YOUR INSTRUCTIONS :: State the number of lines where "this" appears. Add nothing else.

DATA SHOWN ::
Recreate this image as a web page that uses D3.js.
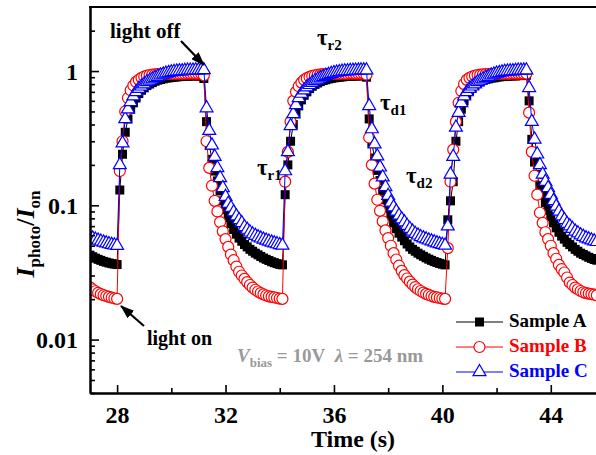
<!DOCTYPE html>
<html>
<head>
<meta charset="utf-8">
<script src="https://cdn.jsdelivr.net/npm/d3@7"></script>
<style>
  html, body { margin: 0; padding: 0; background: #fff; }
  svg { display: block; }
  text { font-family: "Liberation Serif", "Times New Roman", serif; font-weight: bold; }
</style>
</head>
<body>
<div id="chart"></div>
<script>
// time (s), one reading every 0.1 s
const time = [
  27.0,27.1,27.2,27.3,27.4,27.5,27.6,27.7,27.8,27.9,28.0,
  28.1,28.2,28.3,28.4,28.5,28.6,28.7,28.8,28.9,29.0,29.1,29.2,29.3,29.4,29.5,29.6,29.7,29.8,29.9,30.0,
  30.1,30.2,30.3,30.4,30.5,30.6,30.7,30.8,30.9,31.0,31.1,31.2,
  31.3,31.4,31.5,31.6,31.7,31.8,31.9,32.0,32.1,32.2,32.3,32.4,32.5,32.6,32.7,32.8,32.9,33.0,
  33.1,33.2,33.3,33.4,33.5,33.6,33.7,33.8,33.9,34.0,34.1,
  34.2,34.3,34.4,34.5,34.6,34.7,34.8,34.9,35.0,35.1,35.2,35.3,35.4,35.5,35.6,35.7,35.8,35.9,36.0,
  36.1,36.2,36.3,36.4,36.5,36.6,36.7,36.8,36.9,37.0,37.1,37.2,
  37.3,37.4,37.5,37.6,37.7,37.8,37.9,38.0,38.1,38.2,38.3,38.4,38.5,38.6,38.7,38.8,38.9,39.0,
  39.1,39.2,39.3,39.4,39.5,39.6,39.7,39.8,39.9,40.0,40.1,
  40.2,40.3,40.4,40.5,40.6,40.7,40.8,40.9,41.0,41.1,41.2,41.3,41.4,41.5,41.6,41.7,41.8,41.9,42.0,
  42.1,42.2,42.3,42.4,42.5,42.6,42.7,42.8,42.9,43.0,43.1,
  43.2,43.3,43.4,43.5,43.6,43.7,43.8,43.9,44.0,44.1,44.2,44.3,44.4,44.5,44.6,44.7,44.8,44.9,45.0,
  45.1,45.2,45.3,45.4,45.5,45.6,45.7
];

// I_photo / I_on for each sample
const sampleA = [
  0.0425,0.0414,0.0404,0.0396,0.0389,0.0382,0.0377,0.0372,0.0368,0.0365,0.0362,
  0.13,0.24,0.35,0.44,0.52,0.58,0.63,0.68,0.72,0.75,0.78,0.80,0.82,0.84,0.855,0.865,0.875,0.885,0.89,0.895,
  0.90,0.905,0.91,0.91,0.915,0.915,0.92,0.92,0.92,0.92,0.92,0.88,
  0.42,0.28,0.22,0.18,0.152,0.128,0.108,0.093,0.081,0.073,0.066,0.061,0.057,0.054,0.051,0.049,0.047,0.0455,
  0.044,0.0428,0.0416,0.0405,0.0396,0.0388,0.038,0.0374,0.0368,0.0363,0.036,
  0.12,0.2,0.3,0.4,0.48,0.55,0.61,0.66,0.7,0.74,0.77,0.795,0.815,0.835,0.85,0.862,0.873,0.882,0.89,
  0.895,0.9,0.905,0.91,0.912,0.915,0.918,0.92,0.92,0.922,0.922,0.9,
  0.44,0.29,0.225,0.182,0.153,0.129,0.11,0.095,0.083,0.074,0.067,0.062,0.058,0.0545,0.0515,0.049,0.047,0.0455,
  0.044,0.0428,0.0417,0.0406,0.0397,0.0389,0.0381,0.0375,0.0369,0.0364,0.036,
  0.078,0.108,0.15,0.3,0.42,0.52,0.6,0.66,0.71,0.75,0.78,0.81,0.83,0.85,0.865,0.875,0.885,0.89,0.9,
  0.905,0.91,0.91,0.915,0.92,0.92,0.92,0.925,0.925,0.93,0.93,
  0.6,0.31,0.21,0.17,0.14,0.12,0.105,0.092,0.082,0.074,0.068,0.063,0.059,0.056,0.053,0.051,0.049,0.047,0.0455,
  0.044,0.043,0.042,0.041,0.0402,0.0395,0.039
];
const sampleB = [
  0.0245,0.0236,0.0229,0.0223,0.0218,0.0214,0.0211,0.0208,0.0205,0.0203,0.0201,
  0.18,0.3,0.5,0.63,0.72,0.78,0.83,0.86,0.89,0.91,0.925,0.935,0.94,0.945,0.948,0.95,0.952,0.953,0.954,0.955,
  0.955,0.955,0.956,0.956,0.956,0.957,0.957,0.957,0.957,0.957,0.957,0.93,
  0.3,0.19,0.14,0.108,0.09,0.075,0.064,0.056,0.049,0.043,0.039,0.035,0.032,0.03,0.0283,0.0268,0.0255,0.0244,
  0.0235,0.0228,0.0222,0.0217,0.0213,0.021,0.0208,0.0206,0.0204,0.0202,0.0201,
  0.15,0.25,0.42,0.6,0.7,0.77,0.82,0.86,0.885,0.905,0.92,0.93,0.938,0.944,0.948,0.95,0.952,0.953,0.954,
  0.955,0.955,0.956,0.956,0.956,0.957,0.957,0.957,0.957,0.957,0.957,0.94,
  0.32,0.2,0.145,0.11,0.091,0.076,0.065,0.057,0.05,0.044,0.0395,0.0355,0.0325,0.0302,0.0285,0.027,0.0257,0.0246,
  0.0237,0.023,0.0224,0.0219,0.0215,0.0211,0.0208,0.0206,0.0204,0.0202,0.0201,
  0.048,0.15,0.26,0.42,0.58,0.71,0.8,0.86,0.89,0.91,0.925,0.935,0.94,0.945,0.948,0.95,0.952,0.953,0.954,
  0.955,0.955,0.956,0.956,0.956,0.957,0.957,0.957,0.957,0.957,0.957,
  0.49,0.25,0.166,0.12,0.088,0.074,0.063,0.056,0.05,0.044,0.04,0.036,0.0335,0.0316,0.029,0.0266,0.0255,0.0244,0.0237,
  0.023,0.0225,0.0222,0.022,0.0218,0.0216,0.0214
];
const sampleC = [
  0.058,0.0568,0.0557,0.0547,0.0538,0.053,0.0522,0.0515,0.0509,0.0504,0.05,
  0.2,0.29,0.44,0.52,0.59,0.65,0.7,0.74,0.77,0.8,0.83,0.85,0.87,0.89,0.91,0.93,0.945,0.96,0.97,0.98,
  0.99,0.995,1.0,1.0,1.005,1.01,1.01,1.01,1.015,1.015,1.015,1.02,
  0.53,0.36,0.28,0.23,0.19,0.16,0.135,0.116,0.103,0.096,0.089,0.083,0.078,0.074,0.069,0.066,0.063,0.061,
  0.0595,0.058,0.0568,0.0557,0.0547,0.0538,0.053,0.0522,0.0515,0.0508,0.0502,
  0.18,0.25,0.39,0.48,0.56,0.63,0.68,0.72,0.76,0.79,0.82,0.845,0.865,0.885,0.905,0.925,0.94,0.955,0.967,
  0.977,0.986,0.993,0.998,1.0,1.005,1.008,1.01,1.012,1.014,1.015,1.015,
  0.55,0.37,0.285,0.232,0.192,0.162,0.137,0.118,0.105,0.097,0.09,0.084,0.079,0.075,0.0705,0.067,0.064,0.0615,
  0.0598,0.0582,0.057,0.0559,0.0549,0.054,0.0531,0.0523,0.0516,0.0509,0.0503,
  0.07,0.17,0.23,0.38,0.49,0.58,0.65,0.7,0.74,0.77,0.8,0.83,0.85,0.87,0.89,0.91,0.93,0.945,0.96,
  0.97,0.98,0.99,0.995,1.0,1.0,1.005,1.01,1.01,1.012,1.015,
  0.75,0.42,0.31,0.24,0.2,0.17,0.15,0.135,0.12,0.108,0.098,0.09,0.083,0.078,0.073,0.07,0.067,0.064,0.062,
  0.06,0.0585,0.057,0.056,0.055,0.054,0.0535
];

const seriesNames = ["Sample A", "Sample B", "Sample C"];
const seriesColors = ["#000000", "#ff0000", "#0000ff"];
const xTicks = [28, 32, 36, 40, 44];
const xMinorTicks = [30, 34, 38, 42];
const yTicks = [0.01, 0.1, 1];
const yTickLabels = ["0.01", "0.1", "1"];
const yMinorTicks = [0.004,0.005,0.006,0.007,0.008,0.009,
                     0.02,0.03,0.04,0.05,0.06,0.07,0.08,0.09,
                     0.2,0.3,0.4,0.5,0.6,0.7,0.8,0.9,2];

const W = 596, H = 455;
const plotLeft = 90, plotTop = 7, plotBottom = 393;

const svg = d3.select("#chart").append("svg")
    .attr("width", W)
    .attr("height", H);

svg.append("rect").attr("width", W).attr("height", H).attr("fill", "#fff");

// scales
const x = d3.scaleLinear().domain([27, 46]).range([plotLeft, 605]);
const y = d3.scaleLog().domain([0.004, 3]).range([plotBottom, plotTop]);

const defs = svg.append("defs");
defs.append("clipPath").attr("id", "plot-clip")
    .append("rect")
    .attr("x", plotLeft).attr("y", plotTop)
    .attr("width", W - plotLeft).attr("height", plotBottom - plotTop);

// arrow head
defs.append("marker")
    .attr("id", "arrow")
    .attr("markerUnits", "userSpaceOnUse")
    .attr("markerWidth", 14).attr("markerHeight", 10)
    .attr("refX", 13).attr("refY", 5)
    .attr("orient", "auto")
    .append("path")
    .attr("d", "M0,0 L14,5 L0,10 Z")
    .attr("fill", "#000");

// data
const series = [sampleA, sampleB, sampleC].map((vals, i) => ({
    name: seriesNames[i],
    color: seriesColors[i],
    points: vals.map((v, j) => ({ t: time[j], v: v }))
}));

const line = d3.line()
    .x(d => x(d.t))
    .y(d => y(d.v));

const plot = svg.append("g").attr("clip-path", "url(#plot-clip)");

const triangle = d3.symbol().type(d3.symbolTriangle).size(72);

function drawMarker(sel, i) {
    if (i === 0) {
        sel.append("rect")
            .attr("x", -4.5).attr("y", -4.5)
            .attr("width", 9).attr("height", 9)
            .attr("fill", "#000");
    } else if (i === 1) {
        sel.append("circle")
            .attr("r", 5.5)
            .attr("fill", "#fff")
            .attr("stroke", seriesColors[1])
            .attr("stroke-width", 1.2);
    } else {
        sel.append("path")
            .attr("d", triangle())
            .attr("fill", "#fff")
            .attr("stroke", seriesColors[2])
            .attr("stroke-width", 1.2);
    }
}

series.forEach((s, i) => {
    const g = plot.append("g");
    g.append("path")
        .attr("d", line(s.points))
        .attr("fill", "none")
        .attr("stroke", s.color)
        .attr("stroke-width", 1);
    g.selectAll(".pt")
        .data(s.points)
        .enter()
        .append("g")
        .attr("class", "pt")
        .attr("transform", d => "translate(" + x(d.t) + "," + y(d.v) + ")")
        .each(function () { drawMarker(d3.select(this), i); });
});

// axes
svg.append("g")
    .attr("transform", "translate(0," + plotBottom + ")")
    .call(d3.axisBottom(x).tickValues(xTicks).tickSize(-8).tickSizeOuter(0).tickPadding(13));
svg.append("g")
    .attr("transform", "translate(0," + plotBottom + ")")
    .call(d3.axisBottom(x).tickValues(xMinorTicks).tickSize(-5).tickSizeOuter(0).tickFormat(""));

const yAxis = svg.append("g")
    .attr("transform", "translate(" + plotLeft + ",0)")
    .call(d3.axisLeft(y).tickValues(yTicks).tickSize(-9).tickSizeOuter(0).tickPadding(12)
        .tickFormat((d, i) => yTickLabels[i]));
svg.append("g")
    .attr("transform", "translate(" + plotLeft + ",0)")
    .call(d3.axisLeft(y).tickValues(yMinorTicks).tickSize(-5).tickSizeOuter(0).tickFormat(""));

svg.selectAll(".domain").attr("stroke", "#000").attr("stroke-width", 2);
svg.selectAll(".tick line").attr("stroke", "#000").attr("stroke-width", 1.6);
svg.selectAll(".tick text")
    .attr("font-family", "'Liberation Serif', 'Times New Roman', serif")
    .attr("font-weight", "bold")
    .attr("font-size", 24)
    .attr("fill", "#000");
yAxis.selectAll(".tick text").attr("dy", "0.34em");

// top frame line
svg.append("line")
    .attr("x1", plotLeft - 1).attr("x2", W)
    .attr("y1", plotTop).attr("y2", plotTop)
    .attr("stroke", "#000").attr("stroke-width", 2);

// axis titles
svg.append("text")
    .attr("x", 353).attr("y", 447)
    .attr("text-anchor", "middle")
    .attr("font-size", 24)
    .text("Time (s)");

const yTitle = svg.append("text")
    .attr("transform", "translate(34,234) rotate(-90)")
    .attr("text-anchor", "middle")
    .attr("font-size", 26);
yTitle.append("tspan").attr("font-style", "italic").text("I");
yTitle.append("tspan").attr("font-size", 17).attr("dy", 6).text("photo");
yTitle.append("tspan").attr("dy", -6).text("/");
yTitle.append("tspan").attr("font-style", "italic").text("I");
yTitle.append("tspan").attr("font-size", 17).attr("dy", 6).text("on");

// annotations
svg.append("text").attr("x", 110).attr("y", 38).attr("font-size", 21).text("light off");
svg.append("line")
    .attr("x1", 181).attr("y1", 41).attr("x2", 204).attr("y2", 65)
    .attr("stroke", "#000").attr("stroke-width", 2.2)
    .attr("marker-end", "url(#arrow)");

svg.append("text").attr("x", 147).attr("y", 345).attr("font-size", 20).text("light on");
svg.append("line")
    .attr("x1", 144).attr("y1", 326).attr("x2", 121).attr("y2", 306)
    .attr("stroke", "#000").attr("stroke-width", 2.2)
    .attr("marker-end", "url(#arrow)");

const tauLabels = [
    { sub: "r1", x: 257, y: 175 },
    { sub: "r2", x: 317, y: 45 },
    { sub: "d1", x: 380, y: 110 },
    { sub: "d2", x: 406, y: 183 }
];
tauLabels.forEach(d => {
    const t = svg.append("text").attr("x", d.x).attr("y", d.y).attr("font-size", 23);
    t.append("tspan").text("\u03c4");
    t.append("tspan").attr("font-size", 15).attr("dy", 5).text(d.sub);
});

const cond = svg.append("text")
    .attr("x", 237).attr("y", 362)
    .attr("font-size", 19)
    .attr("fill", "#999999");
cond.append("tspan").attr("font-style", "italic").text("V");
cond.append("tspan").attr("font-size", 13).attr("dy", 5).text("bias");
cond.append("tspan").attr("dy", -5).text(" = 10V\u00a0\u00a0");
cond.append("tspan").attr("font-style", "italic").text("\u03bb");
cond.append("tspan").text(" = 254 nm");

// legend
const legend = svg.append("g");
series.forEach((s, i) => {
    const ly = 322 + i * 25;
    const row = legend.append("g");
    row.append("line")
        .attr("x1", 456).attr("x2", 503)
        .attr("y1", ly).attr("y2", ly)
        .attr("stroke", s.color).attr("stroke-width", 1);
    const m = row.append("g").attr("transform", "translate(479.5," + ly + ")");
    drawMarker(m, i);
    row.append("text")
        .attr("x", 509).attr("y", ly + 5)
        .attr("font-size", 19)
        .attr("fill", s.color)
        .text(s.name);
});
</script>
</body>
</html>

ANSWER IN FULL :: 2